O roteiro estava fadado a isso, então poderíamos muito bem nos abandonar como tantos casais e findar como a canção que fala do depois. Só que no meio do caminho havia uma pedra. Ou melhor, um estranho desvio que nos afastou de uma trajetória óbvia. Algo que poderíamos chamar de destino.
Começou quando tomei uma punição geográfica. Aqui cabe uma explicação. Ser oficial do Corpo de Bombeiros nos põe sob esse risco laboral. Funciona da seguinte forma: Basta desagradar um superior hierárquico com algo que não dá para enquadrar no regulamento. No dia seguinte o boletim vem com uma transferência para o outro lado do estado.
Sabia muito bem que iria acabar acontecendo comigo, pois sofro de uma patologia estranha que chamo de sincericídio. Funciona mais ou menos assim: uma língua afiada associada a algum neurônio perdido faz com que eu responda mais rápido do que pistoleiros. Em uma dessas situações retorqui a altura uma dessas gracinhas, tipo quinta série, de um Tenente Coronel quando meu ombro só havia uma estrela. O resultado vocês já deduziram nessa altura do campeonato.
Naquele momento só via o lado negativo da história, longe da família e gastando o que eu não tinha era difícil pensar que algo bom poderia acontecer. Então chega uma mensagem no celular: “Vem comigo meu amado amigo, nessa noite clara de verão”, sem pensar muito respondi “seja sempre meu melhor presente”. E foi assim que a mágica se fez.

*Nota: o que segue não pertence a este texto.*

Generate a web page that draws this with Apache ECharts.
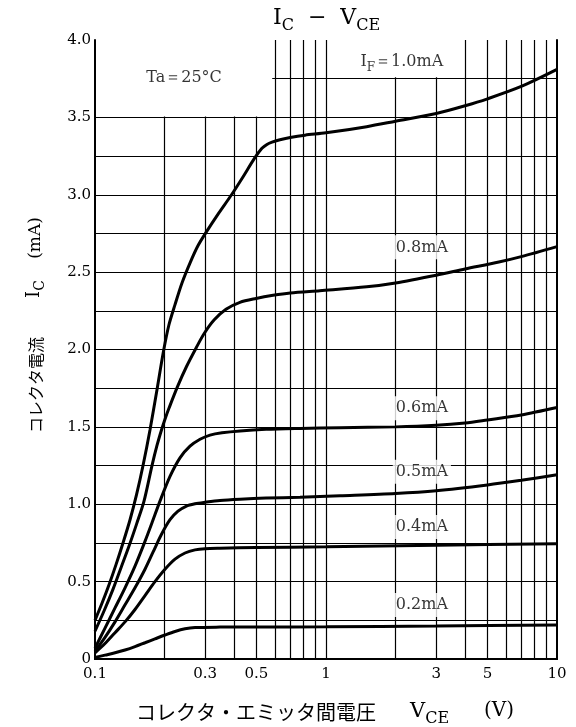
<!DOCTYPE html>
<html><head><meta charset="utf-8">
<script src="https://cdn.jsdelivr.net/npm/echarts@6/dist/echarts.min.js"></script>
<style>html,body{margin:0;padding:0;background:#fff}#c{width:576px;height:727px}</style>
</head><body><div id="c"></div>
<script>
// ---- data (V_CE in V, I_C in mA) ----
const v10 = [0.1, 0.1072, 0.115, 0.1233, 0.1322, 0.1418, 0.1512, 0.1614, 0.173, 0.1855, 0.198, 0.209, 0.222, 0.238, 0.258, 0.279, 0.305, 0.341, 0.39, 0.437, 0.49, 0.528, 0.555, 0.584, 0.632, 0.7, 0.811, 1.0, 1.5, 2, 3, 4, 5, 7, 10];
const i10 = [0.25, 0.36, 0.48, 0.61, 0.75, 0.9, 1.06, 1.25, 1.48, 1.74, 1.99, 2.16, 2.29, 2.43, 2.56, 2.67, 2.765, 2.875, 3.0, 3.115, 3.235, 3.30, 3.325, 3.34, 3.355, 3.37, 3.385, 3.40, 3.44, 3.475, 3.525, 3.575, 3.62, 3.70, 3.81];
const v08 = [0.1, 0.1094, 0.1196, 0.1296, 0.1404, 0.1512, 0.163, 0.1765, 0.1855, 0.194, 0.2009, 0.209, 0.2276, 0.249, 0.274, 0.296, 0.3275, 0.369, 0.424, 0.498, 0.59, 0.7, 0.94, 1.5, 2, 3, 4, 5.6, 7, 10];
const i08 = [0.18, 0.31, 0.45, 0.59, 0.73, 0.87, 1.02, 1.25, 1.38, 1.48, 1.55, 1.62, 1.76, 1.89, 2.01, 2.1, 2.19, 2.26, 2.305, 2.33, 2.35, 2.365, 2.38, 2.405, 2.43, 2.48, 2.52, 2.565, 2.6, 2.665];
const v06 = [0.1, 0.1105, 0.1221, 0.1349, 0.149, 0.1646, 0.1765, 0.1911, 0.2112, 0.2333, 0.2578, 0.2849, 0.3147, 0.3546, 0.4244, 0.55, 0.772, 1.15, 2, 3, 4, 5, 7, 10];
const i06 = [0.07, 0.2, 0.33, 0.46, 0.6, 0.76, 0.88, 1.02, 1.18, 1.3, 1.375, 1.42, 1.447, 1.462, 1.474, 1.484, 1.49, 1.495, 1.50, 1.51, 1.525, 1.545, 1.577, 1.625];
const v05 = [0.1, 0.1105, 0.1221, 0.1349, 0.149, 0.1646, 0.1783, 0.1931, 0.2112, 0.2287, 0.2477, 0.271, 0.2994, 0.3476, 0.424, 0.55, 0.772, 1.15, 2, 3, 5, 7, 10];
const i05 = [0.05, 0.14, 0.24, 0.35, 0.46, 0.58, 0.69, 0.8, 0.9, 0.955, 0.987, 1.003, 1.013, 1.025, 1.033, 1.04, 1.045, 1.055, 1.07, 1.088, 1.125, 1.155, 1.19];
const v04 = [0.1, 0.1105, 0.1221, 0.1349, 0.149, 0.1646, 0.1818, 0.2009, 0.222, 0.2453, 0.271, 0.2994, 0.3476, 0.498, 1.0, 3, 10];
const i04 = [0.04, 0.1, 0.17, 0.24, 0.32, 0.41, 0.5, 0.58, 0.645, 0.685, 0.705, 0.713, 0.716, 0.72, 0.725, 0.735, 0.745];
const v02 = [0.1, 0.1105, 0.1221, 0.1349, 0.149, 0.1646, 0.1818, 0.2009, 0.222, 0.2453, 0.271, 0.3476, 0.498, 1.0, 3, 10];
const i02 = [0.01, 0.025, 0.04, 0.058, 0.08, 0.105, 0.13, 0.155, 0.178, 0.195, 0.203, 0.206, 0.207, 0.208, 0.213, 0.22];

const xTickLabels = [0.1, 0.3, 0.5, 1, 3, 5, 10];
const xGrid = [0.2, 0.3, 0.4, 0.5, 0.6, 0.7, 0.8, 0.9, 1, 2, 3, 4, 5, 6, 7, 8, 9];
const yGrid = [0.25, 0.5, 0.75, 1.0, 1.25, 1.5, 1.75, 2.0, 2.25, 2.5, 2.75, 3.0, 3.25, 3.5, 3.75];

const labelText = ['{r|Ta＝25°C}', '{r|I}{s|F}{r|＝1.0mA}', '{r|0.8mA}', '{r|0.6mA}', '{r|0.5mA}', '{r|0.4mA}', '{r|0.2mA}'];
const labelV = [0.243, 2.13, 2.6, 2.6, 2.6, 2.6, 2.6];
const labelI = [3.755, 3.86, 2.66, 1.62, 1.21, 0.853, 0.349];

const SERIF = '"DejaVu Serif", "Liberation Serif", serif';
const CJK = '"Noto Sans CJK JP", sans-serif';

const curves = [[v10, i10], [v08, i08], [v06, i06], [v05, i05], [v04, i04], [v02, i02]];

const chart = echarts.init(document.getElementById('c'), null, {renderer: 'canvas'});
const axisCommon = {
  axisLine: {show: true, lineStyle: {color: '#000', width: 2}},
  axisTick: {show: false}, splitLine: {show: false}, minorTick: {show: false}, minorSplitLine: {show: false}, z: 10
};
const richTxt = {
  r: {fontFamily: SERIF, fontSize: 16, color: '#000', verticalAlign: 'bottom', padding: [0, 0, 4, 0]},
  s: {fontFamily: SERIF, fontSize: 12, color: '#000', verticalAlign: 'bottom', padding: [0, 0, 0, 0]}
};
const subRich = (big, small, lift) => ({
  r: {fontFamily: SERIF, fontSize: big, color: '#000', verticalAlign: 'bottom', padding: [0, 0, lift, 0]},
  s: {fontFamily: SERIF, fontSize: small, color: '#000', verticalAlign: 'bottom'}
});
const option = {
  animation: false,
  backgroundColor: '#fff',
  title: {
    text: '{m|I}{s|C}{m|  −  V}{s|CE}', left: 268, top: 2,
    textStyle: {rich: {
      m: {fontFamily: SERIF, fontSize: 22, fontWeight: 'normal', color: '#000', verticalAlign: 'bottom', padding: [0, 0, 5, 0]},
      s: {fontFamily: SERIF, fontSize: 16, fontWeight: 'normal', color: '#000', verticalAlign: 'bottom'}
    }}
  },
  grid: {left: 95, right: 19, top: 40, bottom: 68, show: false},
  xAxis: [
    Object.assign({type: 'log', logBase: 10, min: 0.1, max: 10, position: 'bottom',
      axisLabel: {show: true, customValues: xTickLabels, formatter: v => String(+Number(v).toPrecision(6)),
        fontFamily: SERIF, fontSize: 15, color: '#000', margin: 8}}, axisCommon),
    Object.assign({type: 'log', logBase: 10, min: 0.1, max: 10, position: 'top', axisLabel: {show: false}}, axisCommon)
  ],
  yAxis: [
    Object.assign({type: 'value', min: 0, max: 4, interval: 0.5, position: 'left',
      axisLabel: {formatter: v => v === 0 ? '0' : v.toFixed(1), fontFamily: SERIF, fontSize: 15, color: '#000', margin: 4}}, axisCommon),
    Object.assign({type: 'value', min: 0, max: 4, interval: 0.5, position: 'right', axisLabel: {show: false}}, axisCommon)
  ],
  graphic: [
    {type: 'text', x: 36, y: 385, rotation: Math.PI / 2, z: 20,
      style: {text: 'コレクタ電流', align: 'center', verticalAlign: 'middle', fontFamily: CJK, fontSize: 16, fill: '#000'}},
    {type: 'text', x: 36, y: 289, rotation: Math.PI / 2, z: 20,
      style: {text: '{r|I}{s|C}', align: 'center', verticalAlign: 'middle', rich: subRich(18, 14, 4)}},
    {type: 'text', x: 36, y: 238, rotation: Math.PI / 2, z: 20,
      style: {text: '(mA)', align: 'center', verticalAlign: 'middle', fontFamily: SERIF, fontSize: 17, fill: '#000'}},
    {type: 'text', x: 136, y: 712, z: 20,
      style: {text: 'コレクタ・エミッタ間電圧', align: 'left', verticalAlign: 'middle', fontFamily: CJK, fontSize: 20, fill: '#000'}},
    {type: 'text', x: 410, y: 714, z: 20,
      style: {text: '{r|V}{s|CE}', align: 'left', verticalAlign: 'middle', rich: subRich(21, 16, 5)}},
    {type: 'text', x: 484, y: 711, z: 20,
      style: {text: '(V)', align: 'left', verticalAlign: 'middle', fontFamily: SERIF, fontSize: 20, fill: '#000'}}
  ],
  series: [
    {type: 'line', data: [[0.1, 0]], showSymbol: false, lineStyle: {width: 0}, silent: true, z: 1,
      markLine: {z: 1, silent: true, symbol: ['none', 'none'], label: {show: false}, animation: false,
        lineStyle: {color: '#000', width: 1.2, type: 'solid'},
        data: xGrid.map(x => ({xAxis: x})).concat(yGrid.map(y => ({yAxis: y})))}},
    {type: 'line', data: [[0.1, 0]], showSymbol: false, lineStyle: {width: 0}, silent: true, z: 2,
      markArea: {z: 2, silent: true, itemStyle: {color: '#fff', opacity: 1},
        data: [[{coord: [0.1, 3.505]}, {coord: [0.585, 4]}], [{coord: [1.15, 3.76]}, {coord: [3.7, 4]}]]}},
    {type: 'scatter', z: 3, silent: true, symbolSize: 0,
      data: labelV.map((v, k) => ({value: [v, labelI[k]], label: {formatter: labelText[k]}})),
      label: {show: true, position: 'inside', backgroundColor: '#fff', padding: [4, 3, 0, 3], rich: richTxt}}
  ].concat(curves.map(c => ({
    type: 'line', z: 4, showSymbol: false, silent: true, smooth: 0.3,
    lineStyle: {color: '#000', width: 3}, data: c[0].map((v, k) => [v, c[1][k]])
  })))
};
chart.setOption(option);
</script></body></html>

Deixa-me explicar de outro jeito: Temos uma brincadeira ao brindar com alguns amigos que é dizer: “Às nossas esposas e nossas namoradas”, então alguém sempre vai emendar de bate pronto “e que elas nunca se encontrem”. No meu caso é bem complicado, as duas são a mesma pessoa. É como se eu tivesse encontrado a Batgirl e a Barbara Gordon justo quando fui defenestrado para tão longe. E tudo porque passamos a falar de nossas saudades completando músicas feitas por outras pessoas. Ou seja, a crise que deveria nos deixar longe estando perto, nos aproximou quando estivemos longe.
Lembrei disso ainda hoje quando peguei o celular e vejo a inteligência artificial perguntando se eu queria uma poesia pronta. De imediato penso o quão pobre alguém tem que ser a ponto de não pagar com lágrimas pelas suas próprias rimas. Apago esse pensamento triste lembrando que as palavras de Beto Guedes, Emílio Santiago, Milton Nascimento, Roberto, Herbert Viana, Flávio Venturini, Chico, Djavan, Caetano e tantos outros cultivaram meu amor.
Então se você precisa de uma inteligência qualquer para escrever algo bonitinho para quem você ama está tudo bem, enquanto isso “cuide bem do seu amor” ... “seja quem for”.